Thomas (Dylan O'Brien) si risveglia in un luogo sconosciuto chiamato “Radura”, non ricordando nulla del proprio passato: dovrà adeguarsi alle rigide regole dei compagni e scoprirà l'esistenza di un labirinto, popolato da creature chiamate “Dolenti”, che forse nasconde una via d'uscita.

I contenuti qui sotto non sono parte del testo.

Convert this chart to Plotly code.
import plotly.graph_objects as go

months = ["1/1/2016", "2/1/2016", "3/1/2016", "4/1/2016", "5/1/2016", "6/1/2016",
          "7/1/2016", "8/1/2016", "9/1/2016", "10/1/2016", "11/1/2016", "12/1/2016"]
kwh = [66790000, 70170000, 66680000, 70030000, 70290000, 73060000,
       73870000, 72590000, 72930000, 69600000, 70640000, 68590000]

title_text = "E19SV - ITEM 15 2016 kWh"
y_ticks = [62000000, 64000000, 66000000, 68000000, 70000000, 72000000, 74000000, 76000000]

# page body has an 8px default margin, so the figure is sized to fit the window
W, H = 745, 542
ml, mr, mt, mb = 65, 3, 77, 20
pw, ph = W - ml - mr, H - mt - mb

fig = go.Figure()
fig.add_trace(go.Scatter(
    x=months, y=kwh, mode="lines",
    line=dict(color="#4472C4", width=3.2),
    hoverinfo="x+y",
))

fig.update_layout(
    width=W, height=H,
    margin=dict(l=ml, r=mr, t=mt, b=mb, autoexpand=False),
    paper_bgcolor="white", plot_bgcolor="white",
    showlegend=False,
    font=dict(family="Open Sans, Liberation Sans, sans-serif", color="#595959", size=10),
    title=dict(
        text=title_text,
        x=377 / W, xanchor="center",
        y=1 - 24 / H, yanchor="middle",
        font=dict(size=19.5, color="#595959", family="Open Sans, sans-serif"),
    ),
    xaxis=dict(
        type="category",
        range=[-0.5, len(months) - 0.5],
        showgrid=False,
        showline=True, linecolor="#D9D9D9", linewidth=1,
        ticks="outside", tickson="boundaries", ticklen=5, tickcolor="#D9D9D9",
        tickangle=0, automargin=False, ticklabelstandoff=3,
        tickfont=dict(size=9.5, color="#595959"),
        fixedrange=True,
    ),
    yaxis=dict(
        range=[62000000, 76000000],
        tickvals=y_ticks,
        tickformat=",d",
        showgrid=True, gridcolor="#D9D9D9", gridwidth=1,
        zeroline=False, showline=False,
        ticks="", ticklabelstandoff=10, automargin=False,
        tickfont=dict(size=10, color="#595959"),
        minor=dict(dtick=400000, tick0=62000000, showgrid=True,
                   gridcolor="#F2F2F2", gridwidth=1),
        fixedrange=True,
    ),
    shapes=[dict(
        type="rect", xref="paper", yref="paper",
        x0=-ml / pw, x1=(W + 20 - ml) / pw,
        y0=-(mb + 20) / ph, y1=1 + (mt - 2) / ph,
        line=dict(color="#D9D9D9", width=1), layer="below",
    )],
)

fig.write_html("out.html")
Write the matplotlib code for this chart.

L'esordiente al lungometraggio Wes Ball adatta The Maze Runner, romanzo scritto nel 2009 da James Dashner, e utilizza il genere fantascientifico per riflettere su temi archetipici quali la libertà individuale, la scelta, la fuga. Dopo un inizio assai interessante, esaltato dal fascino del labirinto (metafora pregna e sfuggente come poche altre) e da rimandi sociologici non certo nuovi ma articolati intelligentemente (le gerarchie, la struttura tribale di un microcosmo intrappolato nell'immobilismo), il film si perde tra siparietti logoranti (le tensioni interne al gruppo che denotano la paura del cambiamento), effetti speciali eccessivi e fracassoni e una tecnica convulsa da videoclip. E il finale apocalittico, colmo di inutile retorica e aperto a un seguito che è già in pre-produzione, si rivela decisamente sottotono. Un peccato, date le premesse e le potenzialità di una sceneggiatura che rielabora universi cinematografici e letterari entrati di diritto nell'immaginario comune. Innegabile, comunque, un notevole impatto visivo, presente soprattutto nel disegno della struttura labirintica.